TFF30 – Blancanieves e i sette toreri

Nessun dubbio che Blancanieves sia di gran lunga il migliore dei tre film su Biancaneve usciti quest’anno (ci son storie ricorrenti, che volete che vi dica).
Pablo Berger realizza un bel mix di storie filtrando la fiaba con la tradizione della tauromachia spagnola e lo fa con stile ed eleganza (ed una bella dose di ironia).
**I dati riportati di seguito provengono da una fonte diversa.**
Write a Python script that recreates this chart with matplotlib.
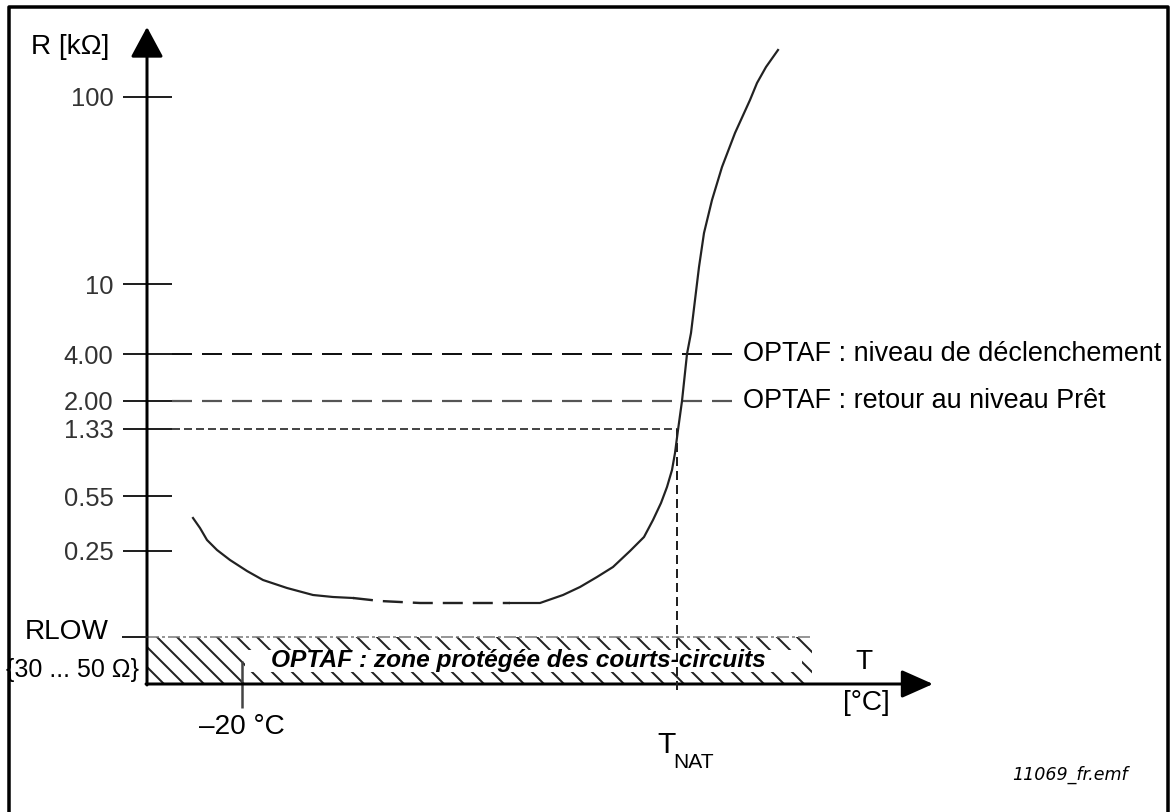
import matplotlib
matplotlib.use("Agg")
import matplotlib.pyplot as plt
from matplotlib.lines import Line2D
from matplotlib.patches import Rectangle

DPI = 120
W, H = 1173, 812


def px(v):
    return v * 72.0 / DPI


plt.rcParams['font.family'] = ['Liberation Sans', 'DejaVu Sans']
plt.rcParams['lines.scale_dashes'] = False
plt.rcParams['hatch.linewidth'] = px(2)

# ---------------- data (schematic units: T along x, R level along y) ----------
r_tick_labels = ["100", "10", "4.00", "2.00", "1.33", "0.55", "0.25"]
r_tick_levels = [587, 400, 330, 283, 255, 188, 133]
rlow_level = 47
rlow_label = "RLOW"
rlow_range_label = "{30 ... 50 \u03a9}"
trip_level = 330
ready_level = 283
tnat_level = 255
trip_label = "OPTAF : niveau de déclenchement"
ready_label = "OPTAF : retour au niveau Prêt"
zone_label = "OPTAF : zone protégée des courts-circuits"
t_minus20 = 95
t_minus20_label = "\u201320 °C"
t_nat = 530
zone_end = 665
threshold_end = 585
x_axis_end = 786
y_axis_end = 657

# PTC resistance curve
curve1_t = [46, 53, 60, 70, 83, 100, 116, 140, 166, 186, 206]
curve1_r = [166, 156, 144, 134, 124, 113, 104, 96, 89, 87, 86]
curve2_t = [206, 233, 273, 323, 363]
curve2_r = [86, 83, 81, 81, 81]
curve3_t = [363, 393, 416, 433, 450, 466, 483, 497, 506, 514, 520, 525, 528,
            531, 535, 540, 544, 548, 552, 557, 565, 575, 588, 603, 610, 619, 631]
curve3_r = [81, 81, 89, 97, 107, 117, 133, 147, 164, 181, 197, 214, 231,
            254, 283, 330, 351, 384, 417, 451, 484, 517, 551, 584, 601, 617, 634]

# ---------------- figure ----------------
fig = plt.figure(figsize=(W / DPI, H / DPI), dpi=DPI)
fig.patch.set_facecolor('white')

# outer frame (left, top, right)
fig.add_artist(Line2D([9 / W, 9 / W, 1168 / W, 1168 / W],
                      [0, 1 - 7 / H, 1 - 7 / H, 0],
                      transform=fig.transFigure, color='black', lw=px(3.5)))

ax = fig.add_axes([147 / W, (H - 684) / H, x_axis_end / W, y_axis_end / H])
ax.set_xlim(0, x_axis_end)
ax.set_ylim(0, y_axis_end)
ax.patch.set_visible(False)
for s in ax.spines.values():
    s.set_visible(False)

# y ticks
ax.set_yticks(r_tick_levels, r_tick_labels)
ax.tick_params(axis='y', direction='inout', length=px(49), width=px(2),
               pad=px(9), labelsize=px(25.5), labelcolor='#333333',
               color='#222222')
# x tick (-20 °C)
ax.set_xticks([t_minus20], [t_minus20_label])
ax.tick_params(axis='x', direction='inout', length=px(47), width=px(2.5),
               pad=px(6), labelsize=px(28), color='#444444')

# axes with arrow heads
ax.annotate('', xy=(0, y_axis_end), xytext=(0, -1),
            arrowprops=dict(arrowstyle='-|>,head_length=%f,head_width=%f' % (px(26), px(14)),
                            lw=px(3), color='black', shrinkA=0, shrinkB=0,
                            mutation_scale=1),
            annotation_clip=False)
ax.annotate('', xy=(x_axis_end, 0), xytext=(-1, 0),
            arrowprops=dict(arrowstyle='-|>,head_length=%f,head_width=%f' % (px(27), px(12)),
                            lw=px(3), color='black', shrinkA=0, shrinkB=0,
                            mutation_scale=1),
            annotation_clip=False)

# short-circuit protected zone
ax.add_patch(Rectangle((0, 0), zone_end, rlow_level, facecolor='none',
                       edgecolor='#222222', lw=0, hatch='\\\\', zorder=1))
ax.add_patch(Rectangle((98, 12), 557, 22, facecolor='white',
                       edgecolor='none', zorder=2))
ax.plot([0, zone_end], [rlow_level, rlow_level], color='#777777', lw=px(1.5),
        dashes=(px(12), px(3), px(3), px(3)), zorder=2)
ax.plot([-24, 0], [rlow_level, rlow_level], color='#222222', lw=px(2),
        clip_on=False, zorder=3)
ax.text(371, 23, zone_label, ha='center', va='center', fontsize=px(24.5),
        fontweight='bold', fontstyle='italic', zorder=4)

# threshold lines
ax.plot([25, threshold_end], [trip_level, trip_level], color='#111111',
        lw=px(2), dashes=(px(20), px(10)))
ax.plot([25, threshold_end], [ready_level, ready_level], color='#555555',
        lw=px(2.2), dashes=(px(20), px(10)))
ax.plot([25, t_nat], [tnat_level, tnat_level], color='#333333',
        lw=px(1.8), dashes=(px(8), px(4)))
ax.plot([t_nat, t_nat], [tnat_level, -9], color='#222222', lw=px(2),
        dashes=(px(9), px(5)), clip_on=False, zorder=3)

# resistance curve
ax.plot(curve1_t, curve1_r, color='#222222', lw=px(2.2), solid_joinstyle='round')
ax.plot(curve2_t, curve2_r, color='#222222', lw=px(2.4), dashes=(px(20), px(10)))
ax.plot(curve3_t, curve3_r, color='#222222', lw=px(2.2), solid_joinstyle='round')

# labels
ax.text(596, trip_level, trip_label, ha='left', va='center', fontsize=px(27))
ax.text(596, ready_level, ready_label, ha='left', va='center', fontsize=px(27))
ax.text(-77, 637, "R [k\u03a9]", ha='center', va='center', fontsize=px(28))
ax.text(-80, 52, rlow_label, ha='center', va='center', fontsize=px(28))
ax.text(-75, 14, rlow_range_label, ha='center', va='center', fontsize=px(25))
ax.text(717, 22, "T", ha='center', va='center', fontsize=px(28))
ax.text(719, -19, "[°C]", ha='center', va='center', fontsize=px(28))
ax.text(520, -61, "T", ha='center', va='center', fontsize=px(30))
ax.text(547, -78, "NAT", ha='center', va='center', fontsize=px(21))
ax.text(923, -91, "11069_fr.emf", ha='center', va='center', fontsize=px(17.5),
        fontstyle='italic', family='DejaVu Sans')

fig.savefig("out.png", dpi=DPI, facecolor='white')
Carmen è figlia del più grande torero di tutti i tempi, nata proprio il giorno in cui il padre rimane paralizzato dopo un incidente nell’Arena. E la madre muore nel darle la luce (insomma una tragedia).
Il padre si risposa e la matrigna costringe la bimba ai lavori più umili.
Poi, quando la ragazza cresce, cerca di farla fuori ma lei fugge nel bosco e viene salvata da un gruppo di nani (si, ok… fin qui tutto normale) toreri (eccoci!).
E con loro riscopre l’arte che fu del padre preparando così la sua vendetta.

La parte migliore è la ricostruzione del mondo delle corride, della passione spagnola per la lotta col toro.
Da questo punto di vista l’inizio è un omaggio (ritorno?) a roba del calibro di Sangue e Arena.
Poi però c’è dentro un sacco di altra roba, a partire dalla figura straordinaria dei nani toreri, che portano in giro uno spettacolo di corrida per il popolo, nelle piazze.

Non manca molta ironia ed un filo di grottesco in alcuni momenti (con un finale che omaggia addirittura Freaks).
L’integrazione tra la fiaba classica e il mondo delle corride è perfetta, emozionante.
Il sorriso e gli occhi brillanti di Macarena García sono uno spettacolo!

Vi dirò che funziona molto bene anche il bianco e nero con cui Blancanieves è girato.
Quello che mi sfugge è perchè mai Berger abbia voluto girarlo come se fosse un film muto, senza dialoghi, solo con musica di accompagnamento (e che flamenco che si sente!), con i cartelli per le battute ed addirittura in un formato che è quasi quadrato.
Scelta che sinceramente mi lascia perplesso per il semplice fatto che non aggiunge nulla di più al film e nemmeno ha il senso di omaggio al muto che aveva The Artist.